Give back, exactly as written, the lines from the beginning of the listing through the one that contains "from bokeh.resources import INLINE".

** BEGIN Data extract **

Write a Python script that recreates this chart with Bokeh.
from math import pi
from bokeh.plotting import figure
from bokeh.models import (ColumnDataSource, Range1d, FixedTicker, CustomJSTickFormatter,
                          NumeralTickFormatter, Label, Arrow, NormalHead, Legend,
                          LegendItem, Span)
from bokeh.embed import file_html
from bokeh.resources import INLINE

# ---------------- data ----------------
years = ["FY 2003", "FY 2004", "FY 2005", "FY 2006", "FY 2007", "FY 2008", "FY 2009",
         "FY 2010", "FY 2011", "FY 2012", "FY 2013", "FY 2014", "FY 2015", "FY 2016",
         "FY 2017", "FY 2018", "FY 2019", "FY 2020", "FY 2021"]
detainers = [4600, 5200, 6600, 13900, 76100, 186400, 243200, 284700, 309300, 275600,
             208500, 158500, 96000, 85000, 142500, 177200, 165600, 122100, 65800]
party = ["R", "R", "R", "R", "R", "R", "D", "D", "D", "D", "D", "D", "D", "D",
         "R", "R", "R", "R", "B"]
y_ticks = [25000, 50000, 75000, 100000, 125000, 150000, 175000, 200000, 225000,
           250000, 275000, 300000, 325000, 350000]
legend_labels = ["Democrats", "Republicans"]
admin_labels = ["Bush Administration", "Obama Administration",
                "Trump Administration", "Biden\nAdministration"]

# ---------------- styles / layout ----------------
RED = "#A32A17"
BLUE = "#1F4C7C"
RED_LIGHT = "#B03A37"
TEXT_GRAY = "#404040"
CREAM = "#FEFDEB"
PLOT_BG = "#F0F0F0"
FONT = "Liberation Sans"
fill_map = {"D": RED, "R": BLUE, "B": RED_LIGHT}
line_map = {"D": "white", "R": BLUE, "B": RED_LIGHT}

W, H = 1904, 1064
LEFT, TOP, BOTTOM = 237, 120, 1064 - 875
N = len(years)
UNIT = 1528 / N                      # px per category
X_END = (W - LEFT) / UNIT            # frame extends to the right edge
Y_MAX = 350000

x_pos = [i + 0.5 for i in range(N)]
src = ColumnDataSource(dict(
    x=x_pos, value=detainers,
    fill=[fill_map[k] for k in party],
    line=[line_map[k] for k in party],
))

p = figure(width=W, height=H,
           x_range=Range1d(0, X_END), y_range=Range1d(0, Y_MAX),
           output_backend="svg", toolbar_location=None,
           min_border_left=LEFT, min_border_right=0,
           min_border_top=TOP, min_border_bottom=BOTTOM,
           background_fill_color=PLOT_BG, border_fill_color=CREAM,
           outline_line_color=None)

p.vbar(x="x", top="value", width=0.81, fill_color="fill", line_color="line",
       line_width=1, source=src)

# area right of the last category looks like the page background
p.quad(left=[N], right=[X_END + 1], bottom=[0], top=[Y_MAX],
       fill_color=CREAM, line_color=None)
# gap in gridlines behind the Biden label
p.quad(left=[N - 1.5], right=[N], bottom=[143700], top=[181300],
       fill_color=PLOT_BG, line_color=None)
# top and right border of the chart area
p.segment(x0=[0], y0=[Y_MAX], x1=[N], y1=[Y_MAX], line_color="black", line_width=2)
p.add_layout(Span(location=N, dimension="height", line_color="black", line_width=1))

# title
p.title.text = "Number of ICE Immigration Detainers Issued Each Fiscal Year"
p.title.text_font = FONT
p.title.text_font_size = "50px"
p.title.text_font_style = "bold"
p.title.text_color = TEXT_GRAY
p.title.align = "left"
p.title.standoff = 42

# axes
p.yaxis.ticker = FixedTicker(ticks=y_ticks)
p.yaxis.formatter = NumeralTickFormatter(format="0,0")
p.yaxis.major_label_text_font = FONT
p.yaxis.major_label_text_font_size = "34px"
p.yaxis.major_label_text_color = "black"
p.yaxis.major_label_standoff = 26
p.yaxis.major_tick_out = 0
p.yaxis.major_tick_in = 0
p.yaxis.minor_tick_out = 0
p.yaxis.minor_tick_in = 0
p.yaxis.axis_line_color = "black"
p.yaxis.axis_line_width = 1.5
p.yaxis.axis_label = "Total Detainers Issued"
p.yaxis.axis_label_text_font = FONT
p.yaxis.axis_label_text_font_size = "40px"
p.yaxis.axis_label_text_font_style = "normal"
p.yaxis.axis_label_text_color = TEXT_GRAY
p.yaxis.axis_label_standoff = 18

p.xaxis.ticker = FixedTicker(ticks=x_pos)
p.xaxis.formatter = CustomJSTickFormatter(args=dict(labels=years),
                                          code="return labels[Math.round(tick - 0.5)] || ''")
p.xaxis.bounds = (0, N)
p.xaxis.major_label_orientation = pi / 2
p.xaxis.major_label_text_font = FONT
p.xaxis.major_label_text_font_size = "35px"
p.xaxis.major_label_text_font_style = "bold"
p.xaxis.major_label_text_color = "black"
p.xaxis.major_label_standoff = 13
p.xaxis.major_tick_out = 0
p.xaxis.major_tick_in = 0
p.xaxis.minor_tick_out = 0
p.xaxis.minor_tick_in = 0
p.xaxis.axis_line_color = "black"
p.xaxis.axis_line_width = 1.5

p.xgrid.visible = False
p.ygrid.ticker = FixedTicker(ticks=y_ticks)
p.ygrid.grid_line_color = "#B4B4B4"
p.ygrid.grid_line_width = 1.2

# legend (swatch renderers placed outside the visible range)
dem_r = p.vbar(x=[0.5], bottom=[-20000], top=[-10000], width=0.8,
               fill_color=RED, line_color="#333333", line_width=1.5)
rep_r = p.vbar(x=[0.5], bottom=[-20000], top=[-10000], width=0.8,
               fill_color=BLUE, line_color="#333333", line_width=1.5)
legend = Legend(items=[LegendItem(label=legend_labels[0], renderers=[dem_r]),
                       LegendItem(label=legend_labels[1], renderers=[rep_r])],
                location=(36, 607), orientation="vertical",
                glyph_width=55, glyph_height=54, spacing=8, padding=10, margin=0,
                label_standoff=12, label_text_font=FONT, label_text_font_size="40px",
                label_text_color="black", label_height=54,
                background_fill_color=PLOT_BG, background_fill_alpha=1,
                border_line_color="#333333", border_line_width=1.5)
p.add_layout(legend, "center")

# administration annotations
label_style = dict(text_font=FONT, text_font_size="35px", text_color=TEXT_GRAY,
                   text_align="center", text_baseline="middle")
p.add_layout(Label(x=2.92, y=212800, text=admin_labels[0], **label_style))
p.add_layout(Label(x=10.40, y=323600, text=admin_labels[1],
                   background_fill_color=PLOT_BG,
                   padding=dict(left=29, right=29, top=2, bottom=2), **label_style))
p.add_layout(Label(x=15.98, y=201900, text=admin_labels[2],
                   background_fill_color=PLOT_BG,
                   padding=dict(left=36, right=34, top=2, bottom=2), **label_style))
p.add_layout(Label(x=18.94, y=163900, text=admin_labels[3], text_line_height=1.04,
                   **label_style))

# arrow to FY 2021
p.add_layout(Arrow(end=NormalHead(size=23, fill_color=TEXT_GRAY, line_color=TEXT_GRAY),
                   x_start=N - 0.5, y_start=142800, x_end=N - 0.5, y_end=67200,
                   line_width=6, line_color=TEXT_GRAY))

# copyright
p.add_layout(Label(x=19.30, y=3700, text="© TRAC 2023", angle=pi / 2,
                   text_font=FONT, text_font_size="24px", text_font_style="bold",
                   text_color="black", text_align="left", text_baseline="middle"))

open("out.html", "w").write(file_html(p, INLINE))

** END Data extract **

Worked solution ▸
Write a Python script that recreates this chart with Bokeh.
from math import pi
from bokeh.plotting import figure
from bokeh.models import (ColumnDataSource, Range1d, FixedTicker, CustomJSTickFormatter,
                          NumeralTickFormatter, Label, Arrow, NormalHead, Legend,
                          LegendItem, Span)
from bokeh.embed import file_html
from bokeh.resources import INLINE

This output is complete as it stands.